● **Problem to work on**: Transcribe the material verbatim in full; the pictures do not belong in the copy.

------ Data provided

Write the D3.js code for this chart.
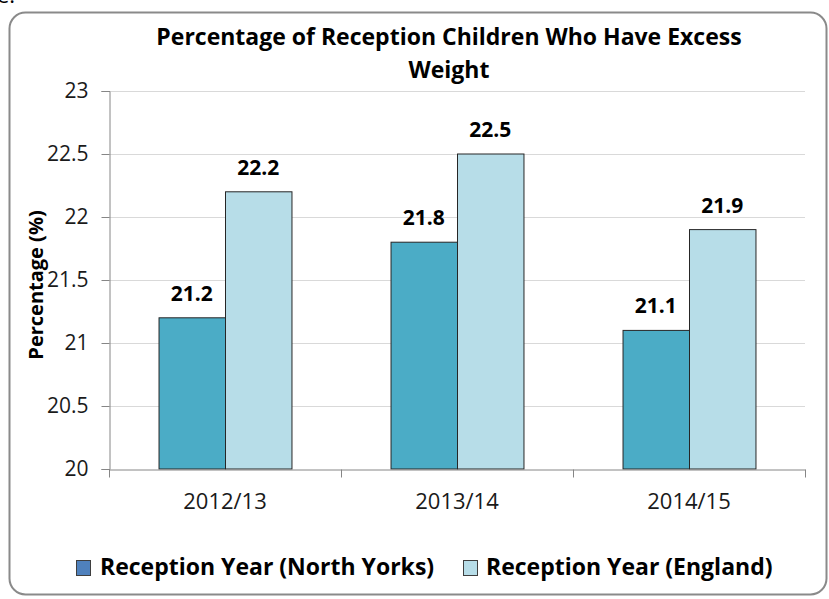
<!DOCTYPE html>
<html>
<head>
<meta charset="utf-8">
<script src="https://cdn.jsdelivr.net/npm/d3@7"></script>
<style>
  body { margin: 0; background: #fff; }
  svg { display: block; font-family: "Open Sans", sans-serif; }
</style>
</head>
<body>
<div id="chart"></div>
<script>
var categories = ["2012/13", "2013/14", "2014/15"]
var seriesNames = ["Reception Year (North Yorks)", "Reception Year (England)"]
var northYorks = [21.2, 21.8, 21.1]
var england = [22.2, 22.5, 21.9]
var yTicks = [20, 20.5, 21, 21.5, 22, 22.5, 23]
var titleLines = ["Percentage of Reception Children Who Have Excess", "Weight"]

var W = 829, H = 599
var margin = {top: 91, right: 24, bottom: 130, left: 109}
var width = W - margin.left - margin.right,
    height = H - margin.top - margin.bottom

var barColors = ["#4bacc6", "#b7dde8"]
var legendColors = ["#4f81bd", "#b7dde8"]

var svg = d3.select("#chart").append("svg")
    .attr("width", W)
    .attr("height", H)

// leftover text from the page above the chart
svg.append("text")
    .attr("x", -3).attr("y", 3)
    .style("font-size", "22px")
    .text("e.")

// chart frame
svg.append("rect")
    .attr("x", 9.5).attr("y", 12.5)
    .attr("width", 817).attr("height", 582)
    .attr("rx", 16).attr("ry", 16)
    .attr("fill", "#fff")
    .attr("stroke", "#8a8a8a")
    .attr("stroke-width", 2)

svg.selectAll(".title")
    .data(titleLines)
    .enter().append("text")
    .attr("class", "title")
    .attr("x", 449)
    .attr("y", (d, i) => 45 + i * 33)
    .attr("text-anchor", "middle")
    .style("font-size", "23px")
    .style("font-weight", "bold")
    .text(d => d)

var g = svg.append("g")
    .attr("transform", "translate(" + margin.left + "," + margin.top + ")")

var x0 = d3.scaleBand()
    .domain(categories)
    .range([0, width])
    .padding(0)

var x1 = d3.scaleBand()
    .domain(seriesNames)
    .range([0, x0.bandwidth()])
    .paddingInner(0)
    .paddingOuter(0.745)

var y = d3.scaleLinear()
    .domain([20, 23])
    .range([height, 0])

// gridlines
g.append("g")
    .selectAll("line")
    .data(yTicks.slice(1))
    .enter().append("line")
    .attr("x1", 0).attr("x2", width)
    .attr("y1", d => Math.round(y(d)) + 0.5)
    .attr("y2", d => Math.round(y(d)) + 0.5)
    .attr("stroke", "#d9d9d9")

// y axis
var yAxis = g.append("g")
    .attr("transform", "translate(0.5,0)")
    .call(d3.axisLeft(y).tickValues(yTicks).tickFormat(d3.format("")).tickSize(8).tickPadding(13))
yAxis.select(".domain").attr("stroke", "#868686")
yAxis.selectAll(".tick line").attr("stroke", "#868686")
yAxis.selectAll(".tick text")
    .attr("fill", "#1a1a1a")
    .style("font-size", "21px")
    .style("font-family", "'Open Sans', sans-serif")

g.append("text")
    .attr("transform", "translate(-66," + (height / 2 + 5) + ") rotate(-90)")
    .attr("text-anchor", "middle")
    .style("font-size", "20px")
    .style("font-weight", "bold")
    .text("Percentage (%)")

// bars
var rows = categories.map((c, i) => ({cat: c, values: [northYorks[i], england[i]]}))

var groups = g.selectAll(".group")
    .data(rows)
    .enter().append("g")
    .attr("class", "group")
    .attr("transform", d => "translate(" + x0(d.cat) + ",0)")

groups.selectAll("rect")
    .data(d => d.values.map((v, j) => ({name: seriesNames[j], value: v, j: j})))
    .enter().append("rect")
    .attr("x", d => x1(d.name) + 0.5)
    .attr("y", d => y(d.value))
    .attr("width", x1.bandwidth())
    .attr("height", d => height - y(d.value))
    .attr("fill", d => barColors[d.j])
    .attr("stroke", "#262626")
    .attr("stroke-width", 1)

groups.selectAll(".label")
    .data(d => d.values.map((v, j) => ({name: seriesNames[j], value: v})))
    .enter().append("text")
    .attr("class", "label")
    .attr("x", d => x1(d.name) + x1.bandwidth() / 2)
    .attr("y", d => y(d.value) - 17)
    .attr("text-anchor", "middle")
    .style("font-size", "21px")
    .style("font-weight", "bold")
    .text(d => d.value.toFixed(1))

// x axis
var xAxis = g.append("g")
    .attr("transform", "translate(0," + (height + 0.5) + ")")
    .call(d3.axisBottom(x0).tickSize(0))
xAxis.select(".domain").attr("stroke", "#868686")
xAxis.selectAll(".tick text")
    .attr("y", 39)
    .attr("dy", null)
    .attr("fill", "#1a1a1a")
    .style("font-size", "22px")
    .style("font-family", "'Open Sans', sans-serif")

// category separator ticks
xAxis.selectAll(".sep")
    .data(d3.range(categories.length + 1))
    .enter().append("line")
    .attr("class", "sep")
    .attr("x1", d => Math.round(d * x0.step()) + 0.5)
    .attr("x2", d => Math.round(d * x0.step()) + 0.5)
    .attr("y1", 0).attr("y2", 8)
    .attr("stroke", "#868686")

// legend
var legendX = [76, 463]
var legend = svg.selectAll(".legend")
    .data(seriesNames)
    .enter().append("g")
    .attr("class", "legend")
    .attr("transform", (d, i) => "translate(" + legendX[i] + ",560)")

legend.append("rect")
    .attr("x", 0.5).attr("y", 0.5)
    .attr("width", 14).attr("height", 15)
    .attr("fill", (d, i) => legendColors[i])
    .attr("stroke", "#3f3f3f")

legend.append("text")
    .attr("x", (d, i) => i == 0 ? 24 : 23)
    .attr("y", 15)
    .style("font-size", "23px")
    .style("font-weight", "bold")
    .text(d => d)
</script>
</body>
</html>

------------

● **Answer for this exercise**:
Write the D3.js code for this chart.
<!DOCTYPE html>
<html>
<head>
<meta charset="utf-8">
<script src="https://cdn.jsdelivr.net/npm/d3@7"></script>
<style>
  body { margin: 0; background: #fff; }
  svg { display: block; font-family: "Open Sans", sans-serif; }
</style>
</head>
<body>
<div id="chart"></div>
<script>
var categories = ["2012/13", "2013/14", "2014/15"]
var seriesNames = ["Reception Year (North Yorks)", "Reception Year (England)"]
var northYorks = [21.2, 21.8, 21.1]
var england = [22.2, 22.5, 21.9]
var yTicks = [20, 20.5, 21, 21.5, 22, 22.5, 23]
var titleLines = ["Percentage of Reception Children Who Have Excess", "Weight"]

var W = 829, H = 599
var margin = {top: 91, right: 24, bottom: 130, left: 109}
var width = W - margin.left - margin.right,
    height = H - margin.top - margin.bottom

var barColors = ["#4bacc6", "#b7dde8"]
var legendColors = ["#4f81bd", "#b7dde8"]

var svg = d3.select("#chart").append("svg")
    .attr("width", W)
    .attr("height", H)

// leftover text from the page above the chart
svg.append("text")
    .attr("x", -3).attr("y", 3)
    .style("font-size", "22px")
    .text("e.")

// chart frame
svg.append("rect")
    .attr("x", 9.5).attr("y", 12.5)
    .attr("width", 817).attr("height", 582)
    .attr("rx", 16).attr("ry", 16)
    .attr("fill", "#fff")
    .attr("stroke", "#8a8a8a")
    .attr("stroke-width", 2)

svg.selectAll(".title")
    .data(titleLines)
    .enter().append("text")
    .attr("class", "title")
    .attr("x", 449)
    .attr("y", (d, i) => 45 + i * 33)
    .attr("text-anchor", "middle")
    .style("font-size", "23px")
    .style("font-weight", "bold")
    .text(d => d)

var g = svg.append("g")
    .attr("transform", "translate(" + margin.left + "," + margin.top + ")")

var x0 = d3.scaleBand()
    .domain(categories)
    .range([0, width])
    .padding(0)

var x1 = d3.scaleBand()
    .domain(seriesNames)
    .range([0, x0.bandwidth()])
    .paddingInner(0)
    .paddingOuter(0.745)

var y = d3.scaleLinear()
    .domain([20, 23])
    .range([height, 0])

// gridlines
g.append("g")
    .selectAll("line")
    .data(yTicks.slice(1))
    .enter().append("line")
    .attr("x1", 0).attr("x2", width)
    .attr("y1", d => Math.round(y(d)) + 0.5)
    .attr("y2", d => Math.round(y(d)) + 0.5)
    .attr("stroke", "#d9d9d9")

// y axis
var yAxis = g.append("g")
    .attr("transform", "translate(0.5,0)")
    .call(d3.axisLeft(y).tickValues(yTicks).tickFormat(d3.format("")).tickSize(8).tickPadding(13))
yAxis.select(".domain").attr("stroke", "#868686")
yAxis.selectAll(".tick line").attr("stroke", "#868686")
yAxis.selectAll(".tick text")
    .attr("fill", "#1a1a1a")
    .style("font-size", "21px")
    .style("font-family", "'Open Sans', sans-serif")

g.append("text")
    .attr("transform", "translate(-66," + (height / 2 + 5) + ") rotate(-90)")
    .attr("text-anchor", "middle")
    .style("font-size", "20px")
    .style("font-weight", "bold")
    .text("Percentage (%)")

// bars
var rows = categories.map((c, i) => ({cat: c, values: [northYorks[i], england[i]]}))

var groups = g.selectAll(".group")
    .data(rows)
    .enter().append("g")
    .attr("class", "group")
    .attr("transform", d => "translate(" + x0(d.cat) + ",0)")

groups.selectAll("rect")
    .data(d => d.values.map((v, j) => ({name: seriesNames[j], value: v, j: j})))
    .enter().append("rect")
    .attr("x", d => x1(d.name) + 0.5)
    .attr("y", d => y(d.value))
    .attr("width", x1.bandwidth())
    .attr("height", d => height - y(d.value))
    .attr("fill", d => barColors[d.j])
    .attr("stroke", "#262626")
    .attr("stroke-width", 1)

groups.selectAll(".label")
    .data(d => d.values.map((v, j) => ({name: seriesNames[j], value: v})))
    .enter().append("text")
    .attr("class", "label")
    .attr("x", d => x1(d.name) + x1.bandwidth() / 2)
    .attr("y", d => y(d.value) - 17)
    .attr("text-anchor", "middle")
    .style("font-size", "21px")
    .style("font-weight", "bold")
    .text(d => d.value.toFixed(1))

// x axis
var xAxis = g.append("g")
    .attr("transform", "translate(0," + (height + 0.5) + ")")
    .call(d3.axisBottom(x0).tickSize(0))
xAxis.select(".domain").attr("stroke", "#868686")
xAxis.selectAll(".tick text")
    .attr("y", 39)
    .attr("dy", null)
    .attr("fill", "#1a1a1a")
    .style("font-size", "22px")
    .style("font-family", "'Open Sans', sans-serif")

// category separator ticks
xAxis.selectAll(".sep")
    .data(d3.range(categories.length + 1))
    .enter().append("line")
    .attr("class", "sep")
    .attr("x1", d => Math.round(d * x0.step()) + 0.5)
    .attr("x2", d => Math.round(d * x0.step()) + 0.5)
    .attr("y1", 0).attr("y2", 8)
    .attr("stroke", "#868686")

// legend
var legendX = [76, 463]
var legend = svg.selectAll(".legend")
    .data(seriesNames)
    .enter().append("g")
    .attr("class", "legend")
    .attr("transform", (d, i) => "translate(" + legendX[i] + ",560)")

legend.append("rect")
    .attr("x", 0.5).attr("y", 0.5)
    .attr("width", 14).attr("height", 15)
    .attr("fill", (d, i) => legendColors[i])
    .attr("stroke", "#3f3f3f")

legend.append("text")
    .attr("x", (d, i) => i == 0 ? 24 : 23)
    .attr("y", 15)
    .style("font-size", "23px")
    .style("font-weight", "bold")
    .text(d => d)
</script>
</body>
</html>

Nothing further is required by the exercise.